Government House Ballroom
Review: Sandra Bowdler
The Australian String Quartet chose to kick off its latest concert tour in Perth on Wednesday night with an old favourite, a world premiere, and a nail-biting finale. Of somewhat variable composition these days, the ASQ’s line-up for this program featured regulars Dale Bartrop (violin), Francesca Hiew (violin), Stephen King (viola) and guest cellist Blair Harris plus another guest, electronic sound engineer Adele Conlin.

Schubert’s String Quartet No 13 in A minor (Rosamunde) D804 is a cherished member of the repertoire if somewhat in the shadow of Death and the Maiden. The quartet was composed in the shadow of the author’s anticipation of his demise and Hiew’s verbal introduction emphasised its sadness.
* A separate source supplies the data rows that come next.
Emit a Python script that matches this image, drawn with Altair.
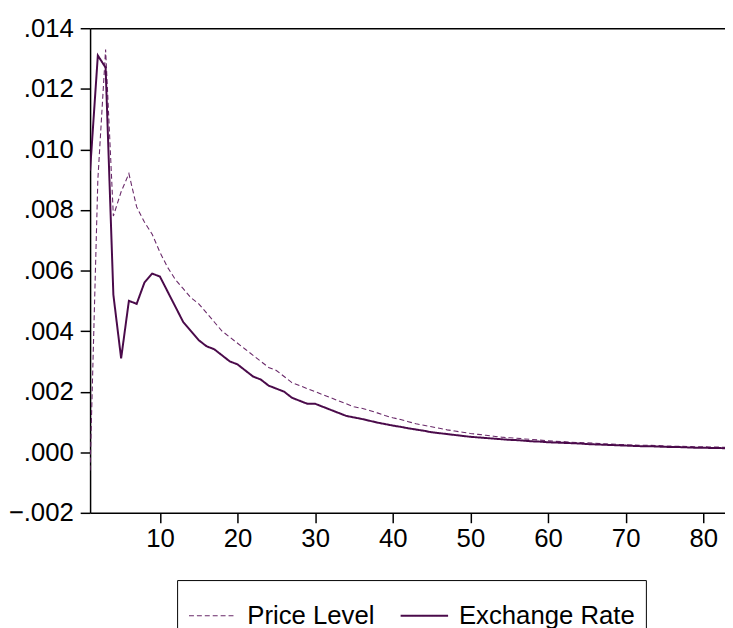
import altair as alt
import pandas as pd

periods = list(range(1, 84))

price_level = [
    -0.0006, 0.0090, 0.0133, 0.0078, 0.0086, 0.0092, 0.0081, 0.0076, 0.0072, 0.0066,
    0.0061, 0.0057, 0.0054, 0.0051, 0.0049, 0.0046, 0.0043, 0.0040, 0.0038, 0.0036,
    0.0034, 0.0032, 0.0030, 0.0028, 0.0027, 0.0025, 0.0023, 0.0022, 0.0021, 0.0020,
    0.0019, 0.0018, 0.0017, 0.0016, 0.0015, 0.00145, 0.00138, 0.0013, 0.00121, 0.00114,
    0.00108, 0.00101, 0.00094, 0.00089, 0.00084, 0.00079, 0.00074, 0.00070, 0.00066, 0.00062,
    0.00059, 0.00056, 0.00053, 0.00050, 0.00048, 0.00046, 0.00044, 0.00042, 0.00040, 0.00038,
    0.00036, 0.00035, 0.00033, 0.00032, 0.00031, 0.00030, 0.00028, 0.00027, 0.00026, 0.00025,
    0.00024, 0.00023, 0.00023, 0.00022, 0.00021, 0.00020, 0.00020, 0.00019, 0.00018, 0.00018,
    0.00017, 0.00017, 0.00016,
]

exchange_rate = [
    0.0093, 0.0131, 0.0127, 0.0052, 0.0031, 0.0050, 0.0049, 0.0056, 0.0059, 0.0058,
    0.0053, 0.0048, 0.0043, 0.0040, 0.0037, 0.0035, 0.0034, 0.0032, 0.0030, 0.0029,
    0.0027, 0.0025, 0.0024, 0.0022, 0.0021, 0.0020, 0.0018, 0.0017, 0.0016, 0.0016,
    0.0015, 0.0014, 0.0013, 0.0012, 0.00115, 0.0011, 0.00104, 0.00098, 0.00093, 0.00088,
    0.00084, 0.00079, 0.00075, 0.00071, 0.00066, 0.00063, 0.00060, 0.00057, 0.00054, 0.00051,
    0.00049, 0.00047, 0.00045, 0.00043, 0.00041, 0.00040, 0.00038, 0.00036, 0.00035, 0.00033,
    0.00032, 0.00031, 0.00030, 0.00029, 0.00027, 0.00026, 0.00025, 0.00024, 0.00023, 0.00022,
    0.00021, 0.00020, 0.00020, 0.00019, 0.00018, 0.00017, 0.00017, 0.00016, 0.00015, 0.00015,
    0.00014, 0.00014, 0.00013,
]

series_names = ["Price Level", "Exchange Rate"]
series_colors = ["#6a2a6a", "#4a0a4a"]
series_dashes = [[5, 3], [1, 0]]
series_widths = [1.1, 2.0]

y_ticks = [-0.002, 0.0, 0.002, 0.004, 0.006, 0.008, 0.010, 0.012, 0.014]
x_ticks = [10, 20, 30, 40, 50, 60, 70, 80]

df = pd.DataFrame({
    "period": periods + periods,
    "value": price_level + exchange_rate,
    "series": [series_names[0]] * len(periods) + [series_names[1]] * len(periods),
})

FONT = "Liberation Sans"

x_scale = alt.Scale(domain=[1, 82.8], nice=False, zero=False)
y_scale = alt.Scale(domain=[-0.002, 0.014], nice=False, zero=False)

legend = alt.Legend(
    orient="none",
    legendX=88,
    legendY=558,
    direction="horizontal",
    title=None,
    symbolType="stroke",
    symbolSize=2304,
    labelFontSize=26,
    labelFont=FONT,
    labelColor="black",
    labelOffset=10,
    labelLimit=400,
    columnPadding=22,
    padding=11,
    strokeColor="black",
    fillColor="white",
)

lines = alt.Chart(df).mark_line(clip=True).encode(
    x=alt.X(
        "period:Q",
        scale=x_scale,
        axis=alt.Axis(values=x_ticks, title=None, format="d", labelPadding=3,
                      labelFlush=False, labelOverlap=False),
    ),
    y=alt.Y(
        "value:Q",
        scale=y_scale,
        axis=alt.Axis(values=y_ticks, title=None, labelPadding=7, labelFlush=False,
                      labelOverlap=False,
                      labelExpr="replace(format(datum.value, '.3f'), '0.', '.')"),
    ),
    color=alt.Color("series:N", scale=alt.Scale(domain=series_names, range=series_colors), legend=legend),
    strokeDash=alt.StrokeDash("series:N", scale=alt.Scale(domain=series_names, range=series_dashes), legend=legend),
    strokeWidth=alt.StrokeWidth("series:N", scale=alt.Scale(domain=series_names, range=series_widths), legend=legend),
    order=alt.Order("period:Q"),
)

# invisible layer that only carries the top frame line (as a top x axis)
frame_top = alt.Chart(df).mark_point(opacity=0, clip=True).encode(
    x=alt.X(
        "period:Q",
        scale=x_scale,
        axis=alt.Axis(orient="top", title=None, labels=False, ticks=False, domain=True),
    ),
    y=alt.Y("value:Q", scale=y_scale),
)

chart = alt.layer(lines, frame_top).resolve_axis(
    x="independent"
).properties(
    width=642,
    height=490,
    background="white",
    padding={"left": 83, "top": 17, "right": 0, "bottom": 113},
    autosize=alt.AutoSizeParams(type="none"),
).configure_view(
    strokeWidth=0,
).configure_axis(
    grid=False,
    domainColor="black",
    domainWidth=1.5,
    tickColor="black",
    tickWidth=1.5,
    tickSize=10,
    labelFont=FONT,
    labelFontSize=26,
    labelColor="black",
)

chart.save("out.html", embed_options={"renderer": "svg", "actions": False})
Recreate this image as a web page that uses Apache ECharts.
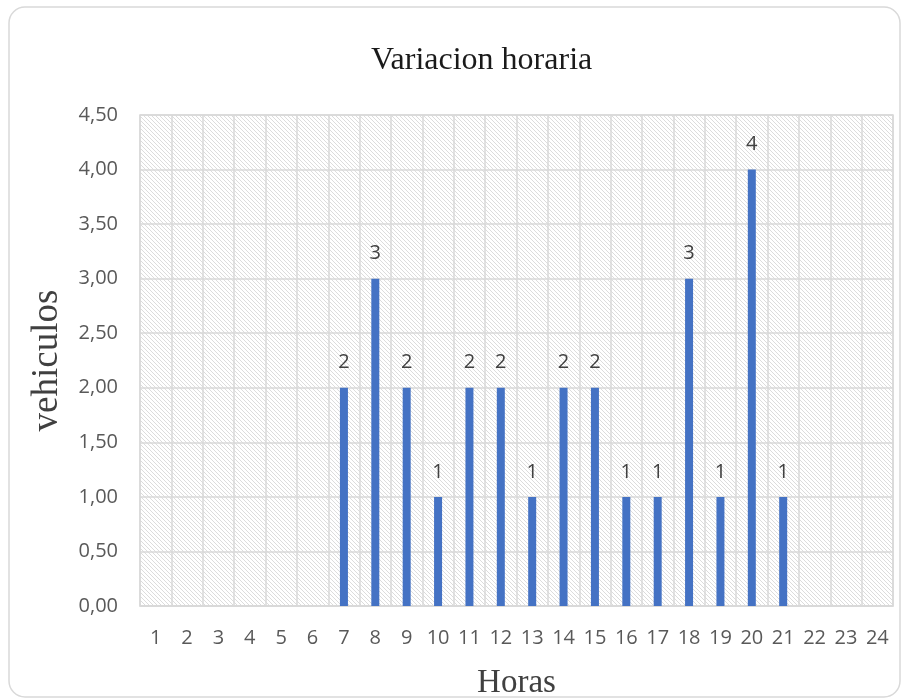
<!DOCTYPE html>
<html>
<head>
<meta charset="utf-8">
<script src="https://cdn.jsdelivr.net/npm/echarts@6/dist/echarts.min.js"></script>
<style>html,body{margin:0;padding:0;background:#fff;}#c{width:906px;height:700px;}</style>
</head>
<body>
<div id="c"></div>
<script>
const categories = ['1','2','3','4','5','6','7','8','9','10','11','12','13','14','15','16','17','18','19','20','21','22','23','24'];
const vehiculos = [null,null,null,null,null,null,2,3,2,1,2,2,1,2,2,1,1,3,1,4,1,null,null,null];
const yTicks = [0,0.5,1,1.5,2,2.5,3,3.5,4,4.5];

// hatch pattern (downward diagonal)
const pc = document.createElement('canvas');
pc.width = 8; pc.height = 8;
const px = pc.getContext('2d');
px.fillStyle = '#ffffff'; px.fillRect(0,0,8,8);
px.fillStyle = '#dcdcdc';
for (let y = 0; y < 8; y++) {
  for (let x = 0; x < 8; x++) {
    if (((x - y) % 4 + 4) % 4 === 0) px.fillRect(x, y, 1, 1);
  }
}

const chart = echarts.init(document.getElementById('c'));
chart.setOption({
  animation: false,
  title: {
    text: 'Variacion horaria', left: 366, top: 40,
    textStyle: { fontFamily: 'Liberation Serif', fontSize: 32, fontWeight: 'normal', color: '#1a1a1a' }
  },
  graphic: [{
    type: 'rect', shape: { x: 9, y: 7, width: 891, height: 690, r: 16 },
    style: { fill: 'none', stroke: '#d9d9d9', lineWidth: 1.5 }, z: -10
  }],
  grid: {
    left: 140, right: 13, top: 115, bottom: 94, show: true,
    outerBoundsMode: 'none', containLabel: false,
    backgroundColor: { image: pc, repeat: 'repeat' }, borderColor: '#d9d9d9', borderWidth: 1.5
  },
  xAxis: {
    type: 'category', data: categories,
    name: 'Horas', nameLocation: 'middle', nameGap: 61,
    nameTextStyle: { fontFamily: 'Liberation Serif', fontSize: 33, color: '#404040' },
    axisLine: { lineStyle: { color: '#d9d9d9', width: 1.5 } },
    axisTick: { show: false },
    axisLabel: { fontFamily: 'Open Sans', fontSize: 20, color: '#595959', margin: 22 },
    splitLine: { show: true, interval: 0, lineStyle: { color: '#d9d9d9', width: 1.5 } }
  },
  yAxis: {
    type: 'value', min: 0, max: 4.5, interval: 0.5,
    name: 'vehiculos', nameLocation: 'middle', nameGap: 74,
    nameTextStyle: { fontFamily: 'Liberation Serif', fontSize: 37, color: '#404040' },
    axisLine: { show: false }, axisTick: { show: false },
    axisLabel: {
      fontFamily: 'Open Sans', fontSize: 20, color: '#595959', margin: 22,
      formatter: v => yTicks.includes(v) ? v.toFixed(2).replace('.', ',') : ''
    },
    splitLine: { lineStyle: { color: '#d9d9d9', width: 1.5 } }
  },
  series: [{
    type: 'bar', data: vehiculos, barWidth: 8,
    itemStyle: { color: '#4472c4' },
    label: { show: true, position: 'top', distance: 15, fontFamily: 'Open Sans', fontSize: 20, color: '#404040' }
  }]
});
</script>
</body>
</html>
The ASQ’s performance was far less melancholy than many renditions, however, bringing to the fore the sweetness of the composition. The initial allegro was played with the requisite transparency and delicacy, although not quite bringing out the crystalline structure of Schubert’s work at this point. The composer’s classical clarity was made more evident in the Menuetto. The final allegro was almost bouncy, hinting at later romanticism. Harris’s characterful cello playing was much in evidence.
James Ledger was commissioned by the ASQ to produce his String Quartet No 2 entitled The Distortion Mirror, a work arranged in four unconventional movements with their own titles. This involved the collaboration with Conlin to produce (in Bartrop’s words) a ‘kaleidoscope of sounds and textures which a string quartet would never be able to achieve’, involving in particular feedback loops of phrases played initially by the strings. The mirroring effect worked at several levels, aural and conceptual, each movement being in two sections, exploring ‘opposites or a duality’.
The first movement Dusk to Dawn invoked every vampire film ever, with the emergence of ‘creatures’ at dusk followed by a supposedly calming dawn. The deployment of the high strings alone with a late cello entrance created its own duality then echoed by the looping back of the sounds in digital form. On the one hand the work required extremely virtuosic playing and on the other the system produced a few odd squeaks and squarks which may or may not have been intentional. This was evident in the second movement How to Defy Gravity with its sense of defying gravity, while the third To Fly then Fall reflected back on that with much pizzicato. The feedback here became much boomier, acting something like a basso continuo. The electronic sound continued past the strings, travelling off like a disappearing satellite. The final movement Science and Religion, in which the composer ‘imagined a scientist examining atoms under a microscope’, utilised a lot of different sounds both from strings and electronica: bird calls, creaking doors and a screaming siren at one point. Calmer string playing intensified then became calmer again, concluding with cuckoo like sounds. The work was very warmly received. Whether a piece like this can become a repertory favourite of the future probably depends on the extent to which such sound engineering becomes a part of regular programming.
Shostakovich is well entrenched as standard concert fare but still manages to disconcert with his intense modernity. The String Quartet no 10 in A flat (op 118) was written at a relatively happy point in his life (1964) not long after his third and reportedly happy marriage; it still sounds like someone in the grip of existential dread. The Andante sounds serene – up to a point – with some velvety viola playing from King, but with the Allegro furioso the peace is shattered by a sort of screaming intensity, played here with real attack, suspended somewhere between pain and ecstasy, leaving the audience on the edge of its seat. The following adagio comprises an exhausted tranquillity segueing into the allegretto-andante via a long violin line joined by a lively cello, whose quirkiness heads towards the psychotic world again, trailing off into entropy. The close attentive playing of the ASQ carried all before it.
The Australian String Quartet tour this program around the nation until Oct 2nd.